ここまで、SERDES技術やイーサーネットを用いた製品開発の取り組みについて説明してきたが、車載情報系ネットワークとして広く採用されているMOSTの陣営も新たな動きを見せている。
現在、MOSTの規格の中で最も多く利用されているのがMOST25である。MOST25は、規格の策定を主導した欧州の自動車メーカーの意向もあって、ノイズ対策の負荷を大幅に軽減できるプラスチック光ファイバ(POF)を接続ケーブルに採用している。また、帯域利用効率を高めるために、基本のネットワークトポロジにはリングネットワークを用いている。つまり、MOST25を採用するということは、銅線よりも配索が難しいPOFを用いたリングネットワークを車両内に導入するということを意味するので、車両設計を根本から変更する必要がある。
最新規格であるMOST150は、MOST25と同様に、POFとリングネットワークを前提とした運用が基本的な仕様となっている。このため、欧州の自動車メーカーは、MOST25をMOST150に置き換える際に、大幅な設計変更を行う必要がない。その一方で、国内の自動車メーカーのようにMOST25を採用してこなかった企業が、大規模な車両設計の変更が求められるMOST150を採用する可能性は低い。
そこで、MOSTの策定団体であるMOST Cooperation(以下、MOSTCO)は、MOST150に、同軸ケーブルなどの銅線を利用するための仕様を盛り込むための活動を進めている。MOST規格に準拠したICを開発している米SMSC社は、「同軸ケーブルを利用できれば、エンジンルームなどPOFを設置できない高温環境でもMOSTを利用できるようになる。当社としては、車載カメラシステムを構築する際に、車載カメラモジュールとリングネットワークを接続するケーブルとして同軸ケーブルを使いたいと考えている」と述べる。
また、MOSTCOは、MOST150よりもさらに伝送速度を高めた次世代規格であるGigabit MOSTの検討も開始している。Gigabit MOSTでは、最大伝送速度が1Gbpsまで向上する見込み。ただし、1Gbpsという最大伝送速度を実現するには、ガラス光ファイバ(GOF)での接続を採用する必要がある。GOFはケーブル径がPOFより小さい。このため、接続コネクタや組み立てコストが大幅に増加すると見られている。また、POFを用いる場合よりさらに厳しい耐振動対策を施す必要も生じる。Gigabit MOSTを量産車で利用できるようにするには、これらの課題をクリアする必要がある。
高速化する車載情報系ネットワークの通信速度に対応するべく、電子部品メーカーも取り組みを進めている。 米TE Connectivity社は、LVDSを入出力に用いるSERDES技術やUSB 2.0などによって高速の通信を行う車載システム向けのコネクタ規格であるHSD(High Speed Data)に準拠した製品を販売している(写真A)。
HSDコネクタは、高速通信を行う際に問題となるノイズ対策を目的として、コネクタとケーブルを接続する部分が金属製のハウジングで覆われているなどの特徴を備える。
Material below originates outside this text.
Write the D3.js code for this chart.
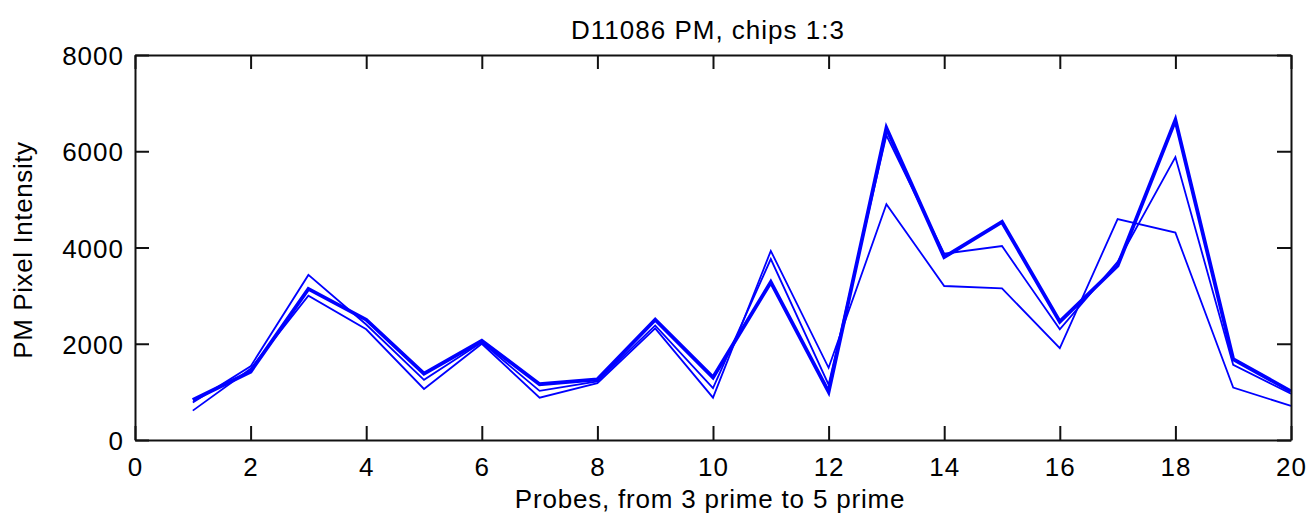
<!DOCTYPE html>
<html>
<head>
<meta charset="utf-8">
<script src="https://cdn.jsdelivr.net/npm/d3@7"></script>
<style>
  html, body { margin: 0; padding: 0; background: #fff; }
  svg text { font-family: "Liberation Sans", Arial, Helvetica, sans-serif; fill: #000; }
</style>
</head>
<body>
<svg id="chart" width="1308" height="518"></svg>
<script>
// ---- data ----
const title = "D11086 PM, chips 1:3";
const xLabel = "Probes, from 3 prime to 5 prime";
const yLabel = "PM Pixel Intensity";
const probes = [1,2,3,4,5,6,7,8,9,10,11,12,13,14,15,16,17,18,19,20];
const chip1 = [830,1420,3140,2500,1380,2060,1160,1260,2500,1300,3280,1000,6480,3800,4530,2460,3620,6650,1680,1010];
const chip2 = [780,1530,3430,2400,1250,2030,1020,1220,2380,1080,3760,1150,6330,3870,4030,2300,3700,5880,1560,960];
const chip3 = [610,1480,3000,2300,1060,2000,880,1180,2320,880,3930,1500,4900,3200,3150,1910,4590,4310,1090,710];
const xTicks = [0,2,4,6,8,10,12,14,16,18,20];
const yTicks = [0,2000,4000,6000,8000];

(function () {
  // ---- layout ----
  const svg = d3.select("#chart");
  const L = 135, R = 1291, T = 55, B = 440;
  const x = d3.scaleLinear().domain([0, 20]).range([L, R]);
  const y = d3.scaleLinear().domain([0, 8000]).range([B, T]);
  const tickLen = 14;
  const fs = 26;

  // series lines
  const line = d3.line().x((d, i) => x(probes[i])).y(d => y(d));
  const series = [
    { values: chip3, width: 1.8 },
    { values: chip2, width: 1.8 },
    { values: chip1, width: 3.8 }
  ];
  svg.append("g").selectAll("path").data(series).join("path")
    .attr("d", d => line(d.values))
    .attr("fill", "none")
    .attr("stroke", "#0000ff")
    .attr("stroke-width", d => d.width)
    .attr("stroke-linejoin", "miter");

  // axes (MATLAB-style box with inward ticks)
  const axBottom = d3.axisBottom(x).tickValues(xTicks).tickSizeInner(-tickLen).tickSizeOuter(0).tickFormat(d3.format("d"));
  const axTop = d3.axisTop(x).tickValues(xTicks).tickSizeInner(-tickLen).tickSizeOuter(0).tickFormat("");
  const axLeft = d3.axisLeft(y).tickValues(yTicks).tickSizeInner(-tickLen).tickSizeOuter(0).tickFormat(d3.format("d"));
  const axRight = d3.axisRight(y).tickValues(yTicks).tickSizeInner(-tickLen).tickSizeOuter(0).tickFormat("");

  function style(g) {
    g.select(".domain").attr("stroke", "#111").attr("stroke-width", 2);
    g.selectAll(".tick line").attr("stroke", "#111").attr("stroke-width", 2);
    g.selectAll(".tick text").attr("font-size", fs).attr("letter-spacing", "1px")
      .attr("font-family", "'Liberation Sans', Arial, sans-serif").attr("fill", "#000");
  }
  const gB = svg.append("g").attr("transform", `translate(0,${B})`).call(axBottom).call(style);
  gB.selectAll(".tick text").attr("y", 35.5).attr("dy", 0);
  svg.append("g").attr("transform", `translate(0,${T})`).call(axTop).call(style);
  const gL = svg.append("g").attr("transform", `translate(${L},0)`).call(axLeft).call(style);
  gL.selectAll(".tick text").attr("x", -(L - 124)).attr("dy", 0).attr("y", 9.5);
  svg.append("g").attr("transform", `translate(${R},0)`).call(axRight).call(style);

  // titles
  svg.append("text").attr("x", 708).attr("y", 38.5).attr("text-anchor", "middle")
    .attr("font-size", fs).attr("letter-spacing", "1px").text(title);
  svg.append("text").attr("x", 710).attr("y", 508).attr("text-anchor", "middle")
    .attr("font-size", fs).attr("letter-spacing", "0.8px").text(xLabel);
  svg.append("text").attr("transform", "translate(31.5,250) rotate(-90)").attr("text-anchor", "middle")
    .attr("font-size", fs).attr("letter-spacing", "0.6px").text(yLabel);
})();
</script>
</body>
</html>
HSDの規格策定は、車載情報機器にSERDES技術が広く利用されている欧州市場を中心に行われた。このため、HSDコネクタの需要もほとんどが欧州向けとなっている。
TE Connectivity社の日本法人であるタイコ エレクトロニクス ジャパンは、2010年に国内市場向けの本格的な販売活動を開始した。同社によれば、「HSDコネクタをSERDES技術に用いたいという国内顧客からの要求はまだ少ない。しかし、国内向けカーナビへの搭載比率が高まっているUSBについては、ビジネスチャンスが広がっている。当社では、国内の顧客からの要求に適した高速通信コネクタを新たに開発しているところだ」という。
TDKは、車載情報系ネットワーク向けのノイズ対策部品の新製品として、MOST150に対応するコモンモードフィルタを開発している。
一般的に、光ファイバを使うMOST25やMOST150の場合、伝送路に関連するノイズ対策部品は不要なはずである。しかし、「通信速度が高いMOST150では、回路基板上の光コネクタとICの間に発生するノイズへの対策が必要になる」(TDK)という。開発中のコモンモードフィルタは、カットオフ周波数が6GHzの民生用機器向け製品をベースに、耐熱性などの面で車載グレードをクリアしたものとなっている。